But Tony Arbour, head of the Greater London Authority's planning committee, said the attack on the 110-storey World Trade Center put a question mark over the wisdom of this policy.
He said: "If I was a prospective tenant or developer of a tall building, I'd be scared – tall buildings are clearly seen as targets. They're trophy buildings – terrorists won't go for low-rise buildings."
Irvine Sellar, the developer behind plans for Europe's tallest tower at London Bridge, stood firm on his plans. He said: "Anyone who tries to take advantage of this by saying tall towers will be in trouble is wide of the mark. If someone drove a plane at 200 mph into anything it would not survive. Life has to go on – I'm sure lessons will be learned, though."
Tall towers are not in trouble. If someone drove a plane at 200 mph into anything it would not survive.
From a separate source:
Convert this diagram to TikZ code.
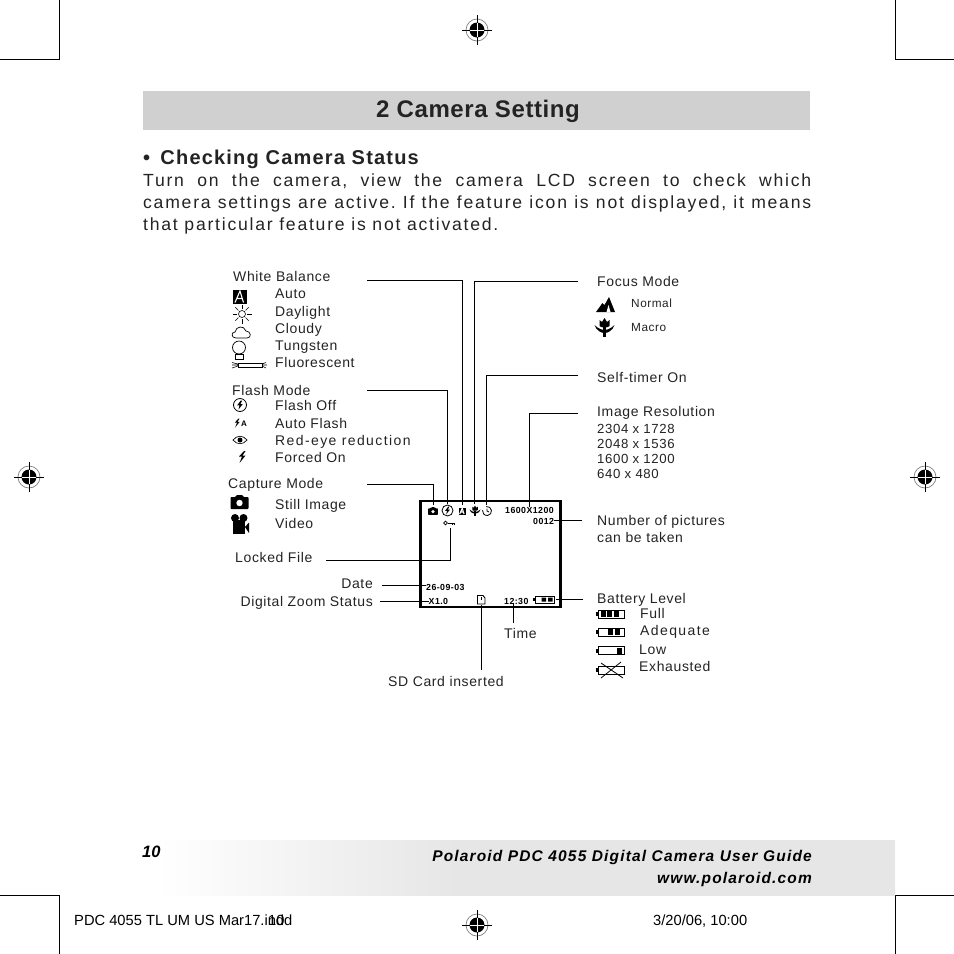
\documentclass[tikz,border=0pt]{standalone}
\usepackage{fontspec}
\setmainfont{Liberation Sans}
\newfontfamily\labelfont[LetterSpace=4.5]{Liberation Sans}
\newfontfamily\widefont[LetterSpace=10]{Liberation Sans}
\newfontfamily\parafont[LetterSpace=10]{Liberation Sans}
\newfontfamily\headfont[LetterSpace=2.5]{Liberation Sans}
\newfontfamily\subfont[LetterSpace=6]{Liberation Sans}
\newfontfamily\lcdfont[LetterSpace=5]{Liberation Sans}
\newfontfamily\footfont[LetterSpace=7.5]{Liberation Sans}
\usetikzlibrary{positioning,calc}
\definecolor{bargray}{RGB}{208,208,208}
\definecolor{footgray}{RGB}{230,230,230}
\definecolor{inkgray}{RGB}{35,35,35}
\pgfdeclarehorizontalshading{footshade}{100bp}{color(0bp)=(white); color(26bp)=(white); color(46bp)=(footgray); color(100bp)=(footgray)}

\tikzset{
  % marks and icons
  regmark/.pic={
    \draw[gray, line width=0.7pt] (0,0) circle[radius=11];
    \fill[black] (0,0) circle[radius=7.5];
    \draw[black, line width=0.8pt] (-15,0) -- (15,0) (0,-15) -- (0,15);
    \draw[white, line width=0.6pt] (-7,0) -- (7,0) (0,-7) -- (0,7);
  },
  camicon/.pic={
    \fill[black, rounded corners=0.8pt] (-9,-5) -- (-4,-5) -- (-3,-7) -- (3,-7) -- (4,-5) -- (9,-5) -- (9,7) -- (-9,7) -- cycle;
    \fill[white] (0,1) circle[radius=3.2];
  },
  flashbolt/.pic={
    \fill[black] (2,-6) -- (-3,-0.5) -- (0,-0.5) -- (-2.5,6) -- (3.5,-1.5) -- (0.5,-1.5) -- (3.5,-6) -- cycle;
  },
  flashoff/.pic={
    \draw[black, line width=0.8pt] (0,0) circle[radius=6.5];
    \fill[black] (0.8,-4.5) -- (-2.8,0.3) -- (-0.5,0.3) -- (-1.5,4.5) -- (2.8,-1) -- (0.4,-1) -- (2.2,-4.5) -- cycle;
  },
  wbauto/.pic={
    \fill[black] (-7,-7) rectangle (7,7);
    \draw[white, line width=1.1pt] (-4.5,6) -- (0.5,-5.5) -- (4,6) (-2.8,2) -- (3,2);
  },
  macroicon/.pic={
    \fill[black] (-5,-7) -- (-2.5,-5) -- (0,-9) -- (2.5,-5) -- (5,-7) -- (5,-1) .. controls (4,1) and (-4,1) .. (-5,-1) -- cycle;
    \fill[black] (-10,-2) .. controls (-8,4) and (-3,6) .. (0,6) .. controls (3,6) and (8,4) .. (10,-2) .. controls (7,1) and (3,3) .. (0,3) .. controls (-3,3) and (-7,1) .. (-10,-2) -- cycle;
    \fill[black] (-1.2,0) rectangle (1.2,10);
  },
  timericon/.pic={
    \draw[black, line width=0.8pt] (-100:4.5) arc[start angle=-100, end angle=190, radius=4.5];
    \draw[black, line width=0.8pt] (0,-2.5) -- (0,0) -- (2,1);
  },
  batt/.pic={
    \draw[black, line width=0.9pt] (-13,-4) rectangle (13,4);
    \fill[black] (-15,-2) rectangle (-13,2);
  }
}

\begin{document}
\begin{tikzpicture}[x=1pt,y=-1pt,
  crop/.style={black, line width=0.8pt},
  lead/.style={black, line width=0.8pt},
  lbl/.style={anchor=base west, inner sep=0pt, font=\labelfont\fontsize{14}{15}\selectfont, text=inkgray},
  lblw/.style={lbl, font=\widefont\fontsize{14}{15}\selectfont},
  lblr/.style={lbl, anchor=base east},
  small/.style={lbl, font=\labelfont\fontsize{11.8}{13}\selectfont},
  res/.style={lbl, font=\labelfont\fontsize{13.2}{15}\selectfont},
  lcdtext/.style={anchor=base west, inner sep=0pt, font=\lcdfont\bfseries\fontsize{8.8}{9}\selectfont},
  foottext/.style={anchor=base east, inner sep=0pt, font=\footfont\bfseries\itshape\fontsize{15.5}{17}\selectfont},
  slug/.style={anchor=base west, inner sep=0pt, font=\fontsize{14.7}{16}\selectfont}
]
\useasboundingbox (0,0) rectangle (954,954);

% Crop marks and register marks
\draw[crop] (59,0) -- (59,59) -- (0,59);
\draw[crop] (895,0) -- (895,59) -- (954,59);
\draw[crop] (0,895) -- (59,895) -- (59,954);
\draw[crop] (954,895) -- (895,895) -- (895,954);
\foreach \mx/\my in {477/30, 29/477, 925/477, 477/925}
  \pic at (\mx,\my) {regmark};

% Header
\node[fill=bargray, minimum width=667pt, minimum height=39pt, inner sep=0pt] (titlebar) at (476.5,110.5) {};
\node[font=\headfont\bfseries\fontsize{24}{28}\selectfont, text=inkgray, inner sep=0pt] (title) at (478,111) {2 Camera Setting};
\node[anchor=base west, inner sep=0pt, font=\subfont\bfseries\fontsize{20}{22}\selectfont, text=inkgray] (subhead) at (143,164) {\textbullet\hspace{3.5pt} Checking Camera Status};
\node[anchor=north west, inner sep=0pt, text width=668pt, align=justify, text=inkgray,
      font=\frenchspacing\parafont\fontsize{17.6}{22}\selectfont] (para) at (143,174)
  {Turn on the camera, view the camera LCD screen to check which\linebreak
   camera settings are active. If the feature icon is not displayed, it means\linebreak
   that particular feature is not activated.};

% Left labels
\node[lbl] (wb) at (233,281) {White Balance};
\node[lbl] (wbauto) at (275,298) {Auto};
\node[lbl] (wbday) at (275,316) {Daylight};
\node[lbl] (wbcloud) at (275,333) {Cloudy};
\node[lbl] (wbtung) at (275,350) {Tungsten};
\node[lbl] (wbfluo) at (275,367) {Fluorescent};
\node[lbl] (flash) at (232,395) {Flash Mode};
\node[lbl] (flashoff) at (275,410) {Flash Off};
\node[lbl] (flashauto) at (275,428) {Auto Flash};
\node[lblw] (flashred) at (275,445) {Red-eye reduction};
\node[lbl] (flashon) at (275,462) {Forced On};
\node[lbl] (capture) at (228,488) {Capture Mode};
\node[lbl] (still) at (275,509) {Still Image};
\node[lbl] (video) at (275,528) {Video};
\node[lbl] (locked) at (235,562) {Locked File};
\node[lblr] (date) at (373,588) {Date};
\node[lblr] (zoomst) at (373,606) {Digital Zoom Status};
\node[lbl] (timelbl) at (504,638) {Time};
\node[lbl] (sdlbl) at (388,686) {SD Card inserted};

% Right labels
\node[lbl] (focus) at (597,286) {Focus Mode};
\node[small] (normal) at (631,307) {Normal};
\node[small] (macro) at (631,331) {Macro};
\node[lbl] (timer) at (597,382) {Self-timer On};
\node[lbl] (resol) at (597,416) {Image Resolution};
\node[res] (resa) at (597,433) {2304 x 1728};
\node[res] (resb) at (597,448) {2048 x 1536};
\node[res] (resc) at (597,463) {1600 x 1200};
\node[res] (resd) at (597,478) {640 x 480};
\node[lbl] (count) at (597,525) {Number of pictures};
\node[lbl] (countb) at (597,542) {can be taken};
\node[lbl] (battery) at (597,603) {Battery Level};
\node[lbl] (battfull) at (640,618) {Full};
\node[lblw] (battadq) at (640,635) {Adequate};
\node[lbl] (battlow) at (639,654) {Low};
\node[lbl] (battex) at (639,671) {Exhausted};

% Legend icons
\pic at (239.5,296.5) {wbauto};
% sun
\draw[black, line width=0.6pt] (242,314) circle[radius=3.5];
\foreach \ang in {0,45,...,315}
  \draw[black, line width=0.6pt] (242,314) ++(\ang:5) -- ++(\ang:4.5);
% cloud
\draw[black, line width=0.7pt] (236,338) .. controls (231,338) and (231,332) .. (235,332) .. controls (236,326) and (244,325) .. (246,331) .. controls (251,331) and (252,338) .. (247,338) -- cycle;
% bulb
\draw[black, line width=0.7pt] (239,347.5) circle[radius=6.5];
\draw[black, line width=0.7pt] (235,354) rectangle (243,359.5);
% tube
\draw[black, line width=0.7pt] (238,363) rectangle (262,367);
\draw[black, line width=0.6pt] (232,365) -- (238,365) (232,362.5) -- (238,364) (232,368) -- (238,366)
  (262,365) -- (267,365) (262,364) -- (266,362.5) (262,366) -- (266,368);
\pic at (240,405) {flashoff};
\pic[scale=0.75] at (237,423) {flashbolt};
\node[font=\bfseries\fontsize{8}{8}\selectfont, inner sep=0pt] (autoa) at (244,424) {A};
% eye
\draw[black, line width=0.7pt] (233,440) .. controls (237,435) and (243,435) .. (247,440) .. controls (243,445) and (237,445) .. (233,440) -- cycle;
\fill[black] (240,440) circle[radius=2.5];
\pic at (242,457) {flashbolt};
\pic at (239.5,502) {camicon};
% video
\fill[black] (235,518) circle[radius=4] (243.5,518) circle[radius=4];
\fill[black] (232.5,520) rectangle (245,534);
\fill[black] (245,527) -- (249,522.5) -- (249,533) -- cycle;

\fill[black] (596,312) -- (602.5,303) -- (604.5,305) -- (609,297) -- (615,312) -- cycle;
\fill[white] (608.5,305) -- (610.5,312) -- (606.5,312) -- cycle;
\pic at (604.5,327) {macroicon};

% Battery icons
\pic at (611,614) {batt};
\foreach \bx in {601,607,613.5} \fill[black] (\bx,611) rectangle ++(5,6);
\pic at (611,632) {batt};
\foreach \bx in {608,615} \fill[black] (\bx,629) rectangle ++(5,6);
\pic at (611,650.5) {batt};
\fill[black] (617,647.5) rectangle ++(4.5,6);
\pic at (611,670) {batt};
\draw[black, line width=0.8pt] (601,663) -- (623,678) (601,678) -- (621,662);

% LCD screen
\node[draw=black, line width=2.6pt, minimum width=140pt, minimum height=106pt, inner sep=0pt] (lcd) at (490.5,554) {};
\pic[scale=0.55] at (433,511) {camicon};
\pic[scale=0.85] at (447.5,510.5) {flashoff};
\pic[scale=0.5] at (462,511) {wbauto};
\pic[scale=0.55] at (475,510.5) {macroicon};
\pic at (487,511) {timericon};
% key
\draw[black, line width=0.7pt] (445.5,523) circle[radius=1.8];
\draw[black, line width=0.7pt] (447.5,523) -- (455,523) (452,523) -- (452,525) (454,523) -- (454,525);
\node[lcdtext] (lcdres) at (505,513) {1600X1200};
\node[lcdtext] (lcdcount) at (533,524) {0012};
\node[lcdtext] (lcddate) at (426,590) {26-09-03};
\node[lcdtext] (lcdzoom) at (428.5,604) {X1.0};
\node[lcdtext] (lcdtime) at (504,604) {12:30};
% sd card
\draw[black, line width=0.9pt] (477.5,595.5) -- (483,595.5) -- (485,598) -- (485,604) -- (477.5,604) -- cycle;
\fill[black] (480.5,596.5) rectangle (482,599.5);
% lcd battery
\draw[black, line width=0.8pt] (535,596) rectangle (554,603);
\fill[black] (533,598) rectangle (535,601);
\fill[black] (541.5,597.5) rectangle ++(4.5,4) (548,597.5) rectangle ++(4.5,4);

% Anchor points for the leads
\coordinate (wbfrom) at (367,280);
\coordinate (wbto) at (462,505);
\coordinate (flashfrom) at (367,390);
\coordinate (flashto) at (447,504);
\coordinate (capfrom) at (367,484);
\coordinate (capto) at (433,505);
\coordinate (focusfrom) at (578,281);
\coordinate (focusto) at (474.5,504);
\coordinate (timerfrom) at (578,375);
\coordinate (timerto) at (486.5,505);
\coordinate (resfrom) at (578,413);
\coordinate (countfrom) at (582,520);
\coordinate (battfrom) at (583,599);
\coordinate (battto) at (556,599);
\coordinate (lockfrom) at (326,560);
\coordinate (lockto) at (450,528);
\coordinate (datefrom) at (382,585);
\coordinate (zoomfrom) at (380,601);
\coordinate (sdfrom) at (481.5,670);
\coordinate (sdto) at (481.5,605);
\coordinate (timefrom) at (513.5,623);

% Leads
\draw[lead] (wbfrom) -| (wbto);
\draw[lead] (flashfrom) -| (flashto);
\draw[lead] (capfrom) -| (capto);
\draw[lead] (focusfrom) -| (focusto);
\draw[lead] (timerfrom) -| (timerto);
\draw[lead] (resfrom) -| ([xshift=-0.5pt]lcdres.north);
\draw[lead] (countfrom) -- (lcdcount.east |- countfrom);
\draw[lead] (battfrom) -- (battto);
\draw[lead] (lockfrom) -| (lockto);
\draw[lead] (datefrom) -- (lcddate.west |- datefrom);
\draw[lead] (zoomfrom) -- (lcdzoom.west |- zoomfrom);
\draw[lead] (sdfrom) -- (sdto);
\draw[lead] (timefrom) -- (timefrom |- lcdtime.south);

% Footer
\node[shade, shading=footshade, minimum width=752pt, minimum height=55pt, inner sep=0pt] (footbar) at (519,868) {};
\node[anchor=base west, inner sep=0pt, font=\bfseries\itshape\fontsize{16.5}{18}\selectfont] (pageno) at (142,857) {10};
\node[foottext] (guide) at (812,861) {Polaroid PDC 4055 Digital Camera User Guide};
\node[foottext] (web) at (812,883) {www.polaroid.com};

% Slug line
\node[slug] (slugfile) at (74,925) {PDC 4055 TL UM US Mar17.indd};
\node[slug] (slugpage) at (268,925) {10};
\node[slug] (slugdate) at (653,925) {3/20/06, 10:00};
\end{tikzpicture}
\end{document}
Life has to go on
Irvine Sellar, skyscraper developer
Antony Harbour, UK managing director of architect Gensler, said: "The only way cities are going to survive is by building up; we can't spread out any further."
Ken Shuttleworth, a director at Foster and Partners, said tall towers must continue to be developed or "it would mean terrorists win".
However, the global recession that is now being predicted by economic experts, as US consumer and commercial confidence plunges, may scupper future plans for building skyscrapers in the UK.